The condition upon which God hath given liberty to man is eternal vigilance; which condition if he break, servitude is at once the consequence of his crime, and the punishment of his guilt.

[John Philpott Curran, 1750-1817]


Ken McVay is a 70-year-old Canadian - a leader in developing and implementing community-based, grass roots strategies for countering the lies of those promoting hatred on the Internet.

Ken
The work McVay's been doing, now known as The Nizkor Project, has consumed nearly 20 years of his life.

He was compelled to counter the deceit of holocaust deniers and hate mongers after running across virulently antisemitic material on the Internet in January of 1992. It had been posted by Dan Gannon, from Portland, Oregon, and included malignant doses of Nazi propaganda. Offended at the nature of this material, McVay began making trips to the local library in search of Holocaust information, and borrowing books on the subject.

He began what has now become his life's work, rereading many of the three hundred books about World War II that he had read as a teenager and reading for the first time countless additional books specifically about the Holocaust. He transcribed relevant information into his computer and then used this documentation to refute the specific claims made by Mr. Gannon.
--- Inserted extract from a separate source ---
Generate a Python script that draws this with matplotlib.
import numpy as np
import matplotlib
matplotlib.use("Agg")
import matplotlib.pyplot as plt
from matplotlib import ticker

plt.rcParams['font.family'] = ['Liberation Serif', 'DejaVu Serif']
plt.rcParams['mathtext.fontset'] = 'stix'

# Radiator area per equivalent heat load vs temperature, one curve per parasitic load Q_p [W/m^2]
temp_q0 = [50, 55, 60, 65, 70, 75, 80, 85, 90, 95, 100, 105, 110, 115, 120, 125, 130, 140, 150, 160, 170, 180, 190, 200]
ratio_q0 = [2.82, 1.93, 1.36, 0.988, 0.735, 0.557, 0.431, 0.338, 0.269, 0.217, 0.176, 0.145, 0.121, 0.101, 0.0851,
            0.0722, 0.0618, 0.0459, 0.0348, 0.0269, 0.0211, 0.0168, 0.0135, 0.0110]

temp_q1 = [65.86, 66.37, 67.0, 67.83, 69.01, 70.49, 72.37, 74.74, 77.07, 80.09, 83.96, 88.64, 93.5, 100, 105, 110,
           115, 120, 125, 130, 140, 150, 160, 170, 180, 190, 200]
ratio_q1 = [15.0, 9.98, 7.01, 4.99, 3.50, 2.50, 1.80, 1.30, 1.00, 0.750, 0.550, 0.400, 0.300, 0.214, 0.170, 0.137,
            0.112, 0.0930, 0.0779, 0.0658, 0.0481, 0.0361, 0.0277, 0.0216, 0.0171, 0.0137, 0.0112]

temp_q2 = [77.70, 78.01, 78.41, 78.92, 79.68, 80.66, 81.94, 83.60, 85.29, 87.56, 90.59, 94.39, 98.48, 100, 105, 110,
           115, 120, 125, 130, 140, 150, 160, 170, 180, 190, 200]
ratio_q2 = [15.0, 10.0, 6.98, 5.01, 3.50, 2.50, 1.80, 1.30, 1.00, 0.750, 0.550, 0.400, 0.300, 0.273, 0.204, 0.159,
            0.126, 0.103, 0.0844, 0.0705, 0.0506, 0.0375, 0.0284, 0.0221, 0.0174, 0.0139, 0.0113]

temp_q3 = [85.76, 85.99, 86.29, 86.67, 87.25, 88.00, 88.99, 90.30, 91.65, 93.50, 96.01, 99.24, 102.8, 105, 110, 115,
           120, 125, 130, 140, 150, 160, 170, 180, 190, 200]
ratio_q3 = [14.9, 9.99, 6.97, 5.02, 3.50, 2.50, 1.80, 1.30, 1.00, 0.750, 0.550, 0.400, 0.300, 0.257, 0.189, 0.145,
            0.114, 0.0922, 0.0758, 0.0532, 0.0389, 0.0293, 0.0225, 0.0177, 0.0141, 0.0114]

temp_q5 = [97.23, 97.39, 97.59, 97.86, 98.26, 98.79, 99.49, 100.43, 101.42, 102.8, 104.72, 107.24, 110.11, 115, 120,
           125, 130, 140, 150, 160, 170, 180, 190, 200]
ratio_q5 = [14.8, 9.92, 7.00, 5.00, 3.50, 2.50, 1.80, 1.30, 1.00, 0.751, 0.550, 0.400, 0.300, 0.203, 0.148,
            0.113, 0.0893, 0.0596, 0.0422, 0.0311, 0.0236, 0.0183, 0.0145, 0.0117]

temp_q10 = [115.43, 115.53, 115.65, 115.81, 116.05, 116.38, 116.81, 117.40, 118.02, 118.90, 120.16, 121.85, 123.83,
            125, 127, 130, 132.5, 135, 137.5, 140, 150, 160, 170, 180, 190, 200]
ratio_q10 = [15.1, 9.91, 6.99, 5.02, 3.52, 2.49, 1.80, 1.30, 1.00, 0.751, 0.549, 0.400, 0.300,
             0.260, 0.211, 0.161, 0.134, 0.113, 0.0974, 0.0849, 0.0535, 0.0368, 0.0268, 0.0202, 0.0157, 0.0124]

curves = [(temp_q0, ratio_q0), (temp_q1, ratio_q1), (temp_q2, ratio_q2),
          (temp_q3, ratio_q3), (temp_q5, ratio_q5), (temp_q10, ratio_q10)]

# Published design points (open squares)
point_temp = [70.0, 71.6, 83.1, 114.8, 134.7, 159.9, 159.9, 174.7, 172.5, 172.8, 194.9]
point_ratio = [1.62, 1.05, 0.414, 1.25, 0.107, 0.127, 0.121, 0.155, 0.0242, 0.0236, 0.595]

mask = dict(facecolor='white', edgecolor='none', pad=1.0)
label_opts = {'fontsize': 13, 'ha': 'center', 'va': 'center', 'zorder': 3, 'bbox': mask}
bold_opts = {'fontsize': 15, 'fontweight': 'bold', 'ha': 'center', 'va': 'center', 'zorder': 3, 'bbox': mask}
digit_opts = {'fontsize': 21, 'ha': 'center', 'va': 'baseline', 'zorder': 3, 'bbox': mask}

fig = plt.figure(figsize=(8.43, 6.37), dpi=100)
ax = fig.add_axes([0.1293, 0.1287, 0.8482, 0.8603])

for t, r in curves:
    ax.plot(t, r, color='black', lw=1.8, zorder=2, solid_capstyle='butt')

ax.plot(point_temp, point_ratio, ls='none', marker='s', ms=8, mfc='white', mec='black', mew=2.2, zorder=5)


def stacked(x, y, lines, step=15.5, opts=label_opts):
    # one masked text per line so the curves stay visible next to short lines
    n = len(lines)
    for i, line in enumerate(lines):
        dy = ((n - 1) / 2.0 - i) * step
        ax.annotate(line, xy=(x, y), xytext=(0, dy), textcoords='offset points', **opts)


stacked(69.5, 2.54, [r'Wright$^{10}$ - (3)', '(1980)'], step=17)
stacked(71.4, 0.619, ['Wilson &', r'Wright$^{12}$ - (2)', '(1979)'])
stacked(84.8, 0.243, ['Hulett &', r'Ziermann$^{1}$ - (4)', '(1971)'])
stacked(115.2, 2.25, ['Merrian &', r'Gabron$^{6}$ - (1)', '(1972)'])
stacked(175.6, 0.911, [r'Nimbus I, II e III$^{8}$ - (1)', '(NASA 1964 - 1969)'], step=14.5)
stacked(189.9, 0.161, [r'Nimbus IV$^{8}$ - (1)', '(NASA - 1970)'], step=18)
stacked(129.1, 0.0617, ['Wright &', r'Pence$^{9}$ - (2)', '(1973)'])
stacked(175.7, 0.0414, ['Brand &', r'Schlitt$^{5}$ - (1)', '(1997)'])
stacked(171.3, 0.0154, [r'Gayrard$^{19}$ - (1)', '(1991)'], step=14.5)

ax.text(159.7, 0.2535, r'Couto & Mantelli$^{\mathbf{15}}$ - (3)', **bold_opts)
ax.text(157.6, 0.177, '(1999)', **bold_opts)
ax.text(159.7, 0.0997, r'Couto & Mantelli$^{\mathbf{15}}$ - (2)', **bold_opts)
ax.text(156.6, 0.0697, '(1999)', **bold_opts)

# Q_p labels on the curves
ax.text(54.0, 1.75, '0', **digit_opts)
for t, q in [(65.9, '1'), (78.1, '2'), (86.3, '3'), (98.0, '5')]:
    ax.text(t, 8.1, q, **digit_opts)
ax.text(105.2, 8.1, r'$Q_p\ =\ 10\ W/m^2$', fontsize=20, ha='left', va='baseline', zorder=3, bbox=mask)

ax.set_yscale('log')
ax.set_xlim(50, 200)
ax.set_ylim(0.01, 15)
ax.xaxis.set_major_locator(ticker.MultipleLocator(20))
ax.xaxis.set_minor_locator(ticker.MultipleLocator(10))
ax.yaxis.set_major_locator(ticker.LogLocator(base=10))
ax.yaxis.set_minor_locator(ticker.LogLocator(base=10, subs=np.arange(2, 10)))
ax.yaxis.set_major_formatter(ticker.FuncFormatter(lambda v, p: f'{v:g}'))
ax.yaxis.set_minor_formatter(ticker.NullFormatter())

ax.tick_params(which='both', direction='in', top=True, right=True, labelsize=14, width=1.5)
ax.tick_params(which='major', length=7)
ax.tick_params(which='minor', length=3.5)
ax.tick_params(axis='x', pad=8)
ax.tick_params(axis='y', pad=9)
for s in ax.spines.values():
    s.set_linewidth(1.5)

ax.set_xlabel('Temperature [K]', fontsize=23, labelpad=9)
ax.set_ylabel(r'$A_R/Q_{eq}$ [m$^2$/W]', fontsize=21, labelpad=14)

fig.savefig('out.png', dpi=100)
McVay often spent 18 to 20 hours a day typing, and soon found that he had somehow amassed over 3500 pages of information. As the flood of information increased, so did demands for the information; requests inundated McVay's electronic mailbox, and he soon found himself a defacto, full-time Holocaust researcher and librarian to the world of the Internet.

Today he has built one of the most extensive and thorough information sources about the Holocaust and the activities of racists and white supremacists in the world. McVay devotes countless hours to the maintenance and improvement of this massive collection, which now exceeds one million pages.

McVay has directed an effort to enhance what has become the world's largest Holocaust-resource Web site. Within the past few years, thousands of pages of information have been added, including the complete transcripts of the first Nuremberg Military Tribunal and the Trial of Adolf Eichmann. Since May 1995, Nizkor has placed over 72,000 pages on the web, and delivered millions pages of text to interested users worldwide Nizkor's Toronto servers provide over 327,000 Megabytes of data per month.

The Nizkor site has proven itself an invaluable tool for Holocaust researchers, the media, students, and those concerned with the alarming rise of neo-Nazi activity on the Internet.

In recognition of the value of McVay's work to the people and province, he was awarded the Order of British Columbia in 1995 - the highest honour the Provincial government can bestow upon a citizen, and a special Media Human Rights Award, presented by B'nai Brith Canada in March of 1996.